Thanks! Our next vacation destination!
Here is a photo of a newspaper photo on display at Guadalupe Mountain National Park in Texas. The dancers are Apache Spirit Dancers. Their headgear is remarkably similar to the petroglyphs. The dancers shown are maybe only a hundred years ago.
All represent manifestations of long and nearly forgotten visits by extra terrestrials IMHO.
I remember reading a series of scifi books with this as the theme. They were by Matthew Reilly “Area 7”, Steve Alten “Domain”, and Robert Doherty “Area 51”. They did a good job coming up a story plot to fit with all the ancient sites of power and early ruins of civilaztion. They are fun reads if you get the chance.

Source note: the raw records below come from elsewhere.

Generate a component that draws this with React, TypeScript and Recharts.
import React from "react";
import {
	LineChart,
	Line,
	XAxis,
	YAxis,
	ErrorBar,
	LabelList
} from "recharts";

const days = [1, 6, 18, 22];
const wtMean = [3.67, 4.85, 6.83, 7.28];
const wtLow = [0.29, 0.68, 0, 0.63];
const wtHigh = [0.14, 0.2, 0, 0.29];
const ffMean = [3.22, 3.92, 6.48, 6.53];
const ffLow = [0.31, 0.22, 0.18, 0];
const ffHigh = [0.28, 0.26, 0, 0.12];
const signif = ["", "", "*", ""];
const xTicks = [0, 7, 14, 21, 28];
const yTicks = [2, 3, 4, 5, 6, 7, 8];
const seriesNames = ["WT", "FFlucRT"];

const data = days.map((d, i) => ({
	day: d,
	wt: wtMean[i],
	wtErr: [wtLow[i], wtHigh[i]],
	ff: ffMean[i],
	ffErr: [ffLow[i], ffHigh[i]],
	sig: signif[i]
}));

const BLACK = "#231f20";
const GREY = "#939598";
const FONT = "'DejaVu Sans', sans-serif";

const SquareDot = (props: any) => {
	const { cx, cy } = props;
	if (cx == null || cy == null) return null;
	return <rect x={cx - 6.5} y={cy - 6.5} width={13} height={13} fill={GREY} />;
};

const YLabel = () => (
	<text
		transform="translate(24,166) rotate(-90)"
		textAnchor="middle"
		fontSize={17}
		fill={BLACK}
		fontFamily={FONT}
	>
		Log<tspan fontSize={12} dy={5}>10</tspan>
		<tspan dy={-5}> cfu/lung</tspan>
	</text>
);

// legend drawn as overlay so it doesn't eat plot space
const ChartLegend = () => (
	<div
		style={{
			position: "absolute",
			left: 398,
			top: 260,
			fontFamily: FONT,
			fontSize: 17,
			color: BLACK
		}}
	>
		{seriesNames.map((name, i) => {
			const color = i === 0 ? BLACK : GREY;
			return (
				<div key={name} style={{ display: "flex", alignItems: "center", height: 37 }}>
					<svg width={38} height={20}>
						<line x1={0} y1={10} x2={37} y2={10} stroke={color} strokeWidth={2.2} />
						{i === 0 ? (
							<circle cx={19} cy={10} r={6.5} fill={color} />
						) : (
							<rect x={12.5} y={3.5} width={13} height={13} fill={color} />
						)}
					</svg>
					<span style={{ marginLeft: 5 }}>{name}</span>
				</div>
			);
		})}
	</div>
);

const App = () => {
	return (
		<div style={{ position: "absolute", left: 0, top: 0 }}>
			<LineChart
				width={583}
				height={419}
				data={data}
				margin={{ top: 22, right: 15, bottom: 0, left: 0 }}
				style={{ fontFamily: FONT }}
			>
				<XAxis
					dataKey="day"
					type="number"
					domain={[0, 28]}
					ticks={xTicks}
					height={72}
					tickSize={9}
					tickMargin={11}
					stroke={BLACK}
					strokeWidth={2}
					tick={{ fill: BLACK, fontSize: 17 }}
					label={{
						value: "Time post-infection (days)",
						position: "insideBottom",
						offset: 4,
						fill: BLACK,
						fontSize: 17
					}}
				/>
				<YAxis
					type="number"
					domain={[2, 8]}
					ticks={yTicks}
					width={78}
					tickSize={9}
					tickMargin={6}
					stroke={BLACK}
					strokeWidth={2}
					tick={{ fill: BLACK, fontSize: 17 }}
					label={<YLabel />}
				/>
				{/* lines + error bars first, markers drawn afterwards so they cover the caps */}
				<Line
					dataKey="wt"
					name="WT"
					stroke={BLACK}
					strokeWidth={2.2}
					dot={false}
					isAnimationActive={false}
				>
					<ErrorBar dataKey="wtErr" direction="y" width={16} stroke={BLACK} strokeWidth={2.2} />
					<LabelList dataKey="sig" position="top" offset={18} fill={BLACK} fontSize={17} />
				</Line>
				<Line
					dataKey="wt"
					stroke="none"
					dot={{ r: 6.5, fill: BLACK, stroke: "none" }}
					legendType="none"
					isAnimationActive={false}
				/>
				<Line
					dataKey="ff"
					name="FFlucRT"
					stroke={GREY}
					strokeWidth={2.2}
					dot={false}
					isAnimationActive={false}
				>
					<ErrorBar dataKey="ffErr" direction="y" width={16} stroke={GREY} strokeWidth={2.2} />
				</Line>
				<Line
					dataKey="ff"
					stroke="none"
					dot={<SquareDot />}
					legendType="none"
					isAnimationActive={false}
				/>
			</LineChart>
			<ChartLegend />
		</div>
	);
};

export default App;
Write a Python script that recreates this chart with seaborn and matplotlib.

Actually, looking at the thread’s title the first time my initial thought was: “Oh look, another thread of Keynesian economic theory.”
I'll take the one where Mad Mo died in infancy please.
(Yes, I did read the article but I could not resist the title)
What? You aren’t here already???
I read it, decided I’d better not say anything.
Boy, is that interesting! You really captured this one, I was sitting there wondering what on earth they were trying to depict, with that headgear. Even shows the diamond patterns. What do the Apache’s feel the headgear represents?
The Dancers are Apache Spirit Dancers. If you search on Bing you get lots of hits, including very modern ones. Apparently the dances survive in the annual festival in Gallup NM.
Here is a url with several more pictures.
I haven’t been able to find what the spirit dances represent but it seems clear the costumes are depicted on the petroglyphs found all over the southwest. The question is...... did the Apache develop a cult from seeing the petroglyphs? or have the costumes been in use for 11,000 years when the article says the petroglyphs were rendered?
This is information I’ve waited years for...and then the concept they were influenced by the drawings and develop a cult from it, aack! Archaeolgist/anthropologist nightmare.
Darn I want to know the answer to these things.
Keep in mind, I'm but a mediocre observer with a strong skepticism for South West American archeological pronouncements who has seen and photographed lots of them.
Some wit, a modern wit, confused the archeological record with the Weblos badge glyph among hundreds of others in The Petrified Forest National Monument........
Check out these video trailers of David Talbott’s new DVD. Be sure to watch all three; very interesting stuff here, and the further you watch, the more interesting it gets.
Thanks Renfield, bfl.
I had a chance finally to watch the videos.